Mysql – How to fix slow LIMIT queries with big offsets without heavily rewriting them

MySQLperformancequery-performance

Imagine a very basic example of your average discussion board. For example:

CREATE TABLE threads (
    id INT UNSIGNED NOT NULL AUTO_INCREMENT,
    title VARCHAR(100),
    PRIMARY KEY (id)
)

CREATE TABLE replies (
    id INT UNSIGNED NOT NULL AUTO_INCREMENT,
    thread_id INT UNSIGNED NOT NULL,
    text TEXT NOT NULL,
    PRIMARY KEY (id)
    INDEX thread_id (thread_id),
)

There can be very lengthy discussions (people love bikeshedding!), maybe 100k or 200k replies per thread and users can read them paginated (the number of replies per page is variable, depending on user preferences, but if needed for the solution it can be limited to a fixed set). These tables might have ~40 million replies and ~2 million threads.

So you might end running this query to get the last replies of a thread:

SELECT * FROM replies
WHERE thread_id = 1234
ORDER BY id ASC
LIMIT 125400,10 /* whoops */

Which, as you know, is quite slow since MySQL has to walk 125,400 rows just to get there and return your 10 rows.

Hacky solutions I've thought:

  1. Create a secondary index which assigns an incrementing number for each chunk of N posts (for example, a new field in the replies table which for the first 1000 posts contains 1, for the following 1000 it contains 2, etc).

    • I have to heavily modify the application, since there are tons of queries that read the replies table, it's not just a simple SELECT here and there and I really don't want to cripple and reengineer each query of the application.
    • It would force me to recalculate each time that I delete a reply or when I do other destructive operations (splitting, merging, etc).
  2. For each link to the next page, attach the ID of the next post. That way the database can go directly to the row using the primary key of the replies table.

    • This is a web application, so this solution would have tricky SEO implications which I'd prefer not to deal with.

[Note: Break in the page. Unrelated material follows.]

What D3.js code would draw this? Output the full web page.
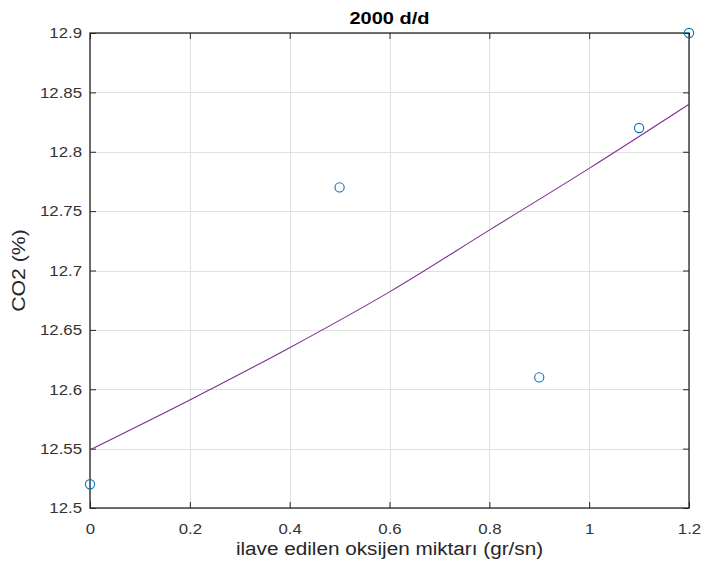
<!DOCTYPE html>
<html>
<head>
<meta charset="utf-8">
<script src="https://cdn.jsdelivr.net/npm/d3@7"></script>
<style>
  html, body { margin: 0; padding: 0; background: #ffffff; }
  svg { display: block; }
  text { font-family: "Liberation Sans", Arial, sans-serif; }
</style>
</head>
<body>
<svg id="chart" width="704" height="576"></svg>
<script>
// Measured points: added oxygen (gr/sn) vs CO2 (%)
const oxygen = [0, 0.5, 0.9, 1.1, 1.2];
const co2 = [12.52, 12.77, 12.61, 12.82, 12.9];

// Fitted curve, sampled along the x range
const fitOxygen = [0, 0.2, 0.4, 0.6, 0.8, 1.0, 1.2];
const fitCO2 = [12.549, 12.591, 12.635, 12.682, 12.734, 12.786, 12.840];

// Tick values and their labels
const xTickValues = [0, 0.2, 0.4, 0.6, 0.8, 1.0, 1.2];
const xTickLabels = ["0", "0.2", "0.4", "0.6", "0.8", "1", "1.2"];
const yTickValues = [12.5, 12.55, 12.6, 12.65, 12.7, 12.75, 12.8, 12.85, 12.9];
const yTickLabels = ["12.5", "12.55", "12.6", "12.65", "12.7", "12.75", "12.8", "12.85", "12.9"];

const titleText = "2000 d/d";
const xLabelText = "ilave edilen oksijen miktarı (gr/sn)";
const yLabelText = "CO2 (%)";

const svg = d3.select("#chart");
const plot = { left: 90, right: 689, top: 33, bottom: 508 };

const x = d3.scaleLinear().domain([0, 1.2]).range([plot.left, plot.right]);
const y = d3.scaleLinear().domain([12.5, 12.9]).range([plot.bottom, plot.top]);

const axisColor = "#262626";
const tickLen = 6;

// widen glyphs horizontally to the face used in the figure
function stretch(sel, k) {
  sel.each(function () {
    const w = this.getComputedTextLength();
    d3.select(this).attr("textLength", w * k).attr("lengthAdjust", "spacingAndGlyphs");
  });
}

// grid
const grid = svg.append("g").attr("stroke", "#e0e0e0").attr("stroke-width", 1);
grid.selectAll("line.vx").data(xTickValues).join("line")
  .attr("x1", d => Math.round(x(d)) + 0.5).attr("x2", d => Math.round(x(d)) + 0.5)
  .attr("y1", plot.top).attr("y2", plot.bottom);
grid.selectAll("line.hy").data(yTickValues).join("line")
  .attr("x1", plot.left).attr("x2", plot.right)
  .attr("y1", d => Math.round(y(d)) + 0.5).attr("y2", d => Math.round(y(d)) + 0.5);

// axes with inward ticks
const xAxis = svg.append("g").attr("transform", `translate(0,${plot.bottom})`)
  .call(d3.axisBottom(x).tickValues(xTickValues).tickFormat((d, i) => xTickLabels[i])
    .tickSizeInner(-tickLen).tickSizeOuter(0).tickPadding(15));
const yAxis = svg.append("g").attr("transform", `translate(${plot.left},0)`)
  .call(d3.axisLeft(y).tickValues(yTickValues).tickFormat((d, i) => yTickLabels[i])
    .tickSizeInner(-tickLen).tickSizeOuter(0).tickPadding(8));
const xTop = svg.append("g").attr("transform", `translate(0,${plot.top})`)
  .call(d3.axisTop(x).tickValues(xTickValues).tickFormat("").tickSizeInner(-tickLen).tickSizeOuter(0));
const yRight = svg.append("g").attr("transform", `translate(${plot.right},0)`)
  .call(d3.axisRight(y).tickValues(yTickValues).tickFormat("").tickSizeInner(-tickLen).tickSizeOuter(0));

[xAxis, yAxis, xTop, yRight].forEach(g => {
  g.select(".domain").remove();
  g.selectAll(".tick line").attr("stroke", axisColor).attr("stroke-width", 1);
  g.selectAll(".tick text").attr("fill", "#333333").attr("font-size", 15)
    .attr("font-family", "'Liberation Sans', Arial, sans-serif");
});
stretch(xAxis.selectAll(".tick text"), 1.12);
stretch(yAxis.selectAll(".tick text"), 1.12);

// box
svg.append("rect")
  .attr("x", plot.left).attr("y", plot.top)
  .attr("width", plot.right - plot.left).attr("height", plot.bottom - plot.top)
  .attr("fill", "none").attr("stroke", axisColor).attr("stroke-width", 1.3);

// fitted curve
const line = d3.line().x((d, i) => x(fitOxygen[i])).y(d => y(d)).curve(d3.curveMonotoneX);
svg.append("path").datum(fitCO2)
  .attr("d", line)
  .attr("fill", "none").attr("stroke", "#7E2F8E").attr("stroke-width", 1.1);

// measured points
svg.append("g").selectAll("circle").data(co2).join("circle")
  .attr("cx", (d, i) => x(oxygen[i])).attr("cy", d => y(d)).attr("r", 4.6)
  .attr("fill", "none").attr("stroke", "#0072BD").attr("stroke-width", 1.1);

// title and axis labels
const title = svg.append("text")
  .attr("x", (plot.left + plot.right) / 2).attr("y", 24)
  .attr("text-anchor", "middle").attr("font-size", 16).attr("font-weight", "bold")
  .attr("fill", "#000").text(titleText);
stretch(title, 1.25);

const xLabel = svg.append("text")
  .attr("x", (plot.left + plot.right) / 2).attr("y", 555)
  .attr("text-anchor", "middle").attr("font-size", 18)
  .attr("fill", axisColor).text(xLabelText);
stretch(xLabel, 1.15);

const yLabel = svg.append("text")
  .attr("transform", `translate(25,${(plot.top + plot.bottom) / 2}) rotate(-90)`)
  .attr("text-anchor", "middle").attr("font-size", 18)
  .attr("fill", axisColor).text(yLabelText);
stretch(yLabel, 1.18);
</script>
</body>
</html>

I might be dreaming here (and if so please do tell me!) but is there a solution that resides (almost) exclusively in the database and allows me to fix this problem without heavily modifying the application?

I've read about MySQL partitions, but I'm not sure they would help here.

Best Answer

You can add a new column to replies, call it position, and fill it with consecutive numbers of replies per thread (the position of the reply in the thread).

For example

id | thread_id | text | position
 1 |         1 | .... | 1
 2 |         2 | .... | 1
 3 |         1 | .... | 2
 4 |         1 | .... | 3
 5 |         2 | .... | 2
 6 |         3 | .... | 1

Further put an index on (thread_id, position, id) and it allows you to write queries like

SELECT * FROM replies
WHERE thread_id = 1234
AND position BETWEEN 125400 AND 125410
ORDER BY id ASC

which runs fast, since this does not need a full index scan.

You can either update this column in your application, or write a database trigger to do this automatically.

The initial effort is quite high I admit. We used this trick a few years ago on a high write frequented, quite large table, and like I said it cost some effort to get it running, but when the solution was in place, the performance gain was overwhelming.